Why is ROS answers so down again so long? Long outages should not happen in modern environments. Where is your monitoring? Whatever happened, please explain it.
The monitoring is OK, I believe: status.ros.org:
Partial System Outage
but all the monitoring won’t help if there are no humans around (ie: awake) to react to alerts.
Edit: does anyone know why the graphs have disappeared from status.ros.org
?
When posting, I think its better form to be less aggressive and try to understand what’s happened and if it bothers you, be part of the solution.
I understand your frustration, but its not productive in this case unless your volunteering to help maintain this infrastructure.

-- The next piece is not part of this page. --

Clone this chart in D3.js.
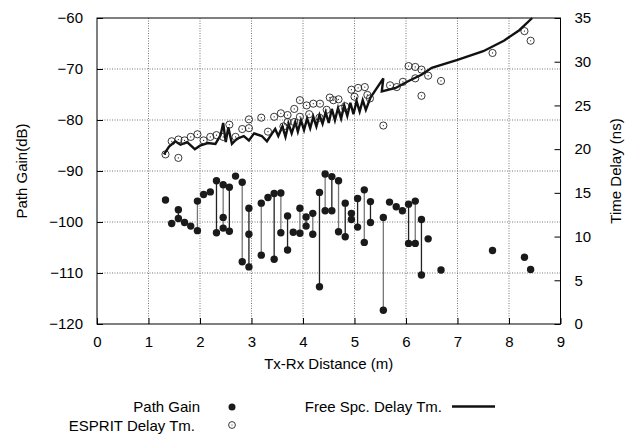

Edit: As an example strategy, in complicated topics I try to take the viewpoint that its “us against the problem” and not “you versus me”.
I’m sorry that this happened and caused you some problems. The reality of the situation is that ROS Answers is a bit long in the tooth and could use some love and attention. We don’t have a full time development or ops team working on it at all times (like say some other, larger, Q&A sites). If the server goes down someone needs to actually ssh into the server and restart the service.
The ROS answers server is maintained by a group of people who aren’t formally “on-call”. We do have a monitoring service attached to ROS answers but it isn’t like anyone has a “pager” that goes off in the middle of the night if something goes wrong. This particular outage happened on the evening over the weekend for most of the admins. The server came back up approximately when an admin looked at their e-mail on Sunday morning.
Would distributing that “reset the server” duty across a couple of time-zones help?
I’d be willing to push the button if needed during regular business hours here in Europe.
Count me in as well to be in the pool of ssh reseters
Or simply since you already monitor ROS answer outages, let a script restart the service. No human interaction needed.
I can do the Asia time zone if needed.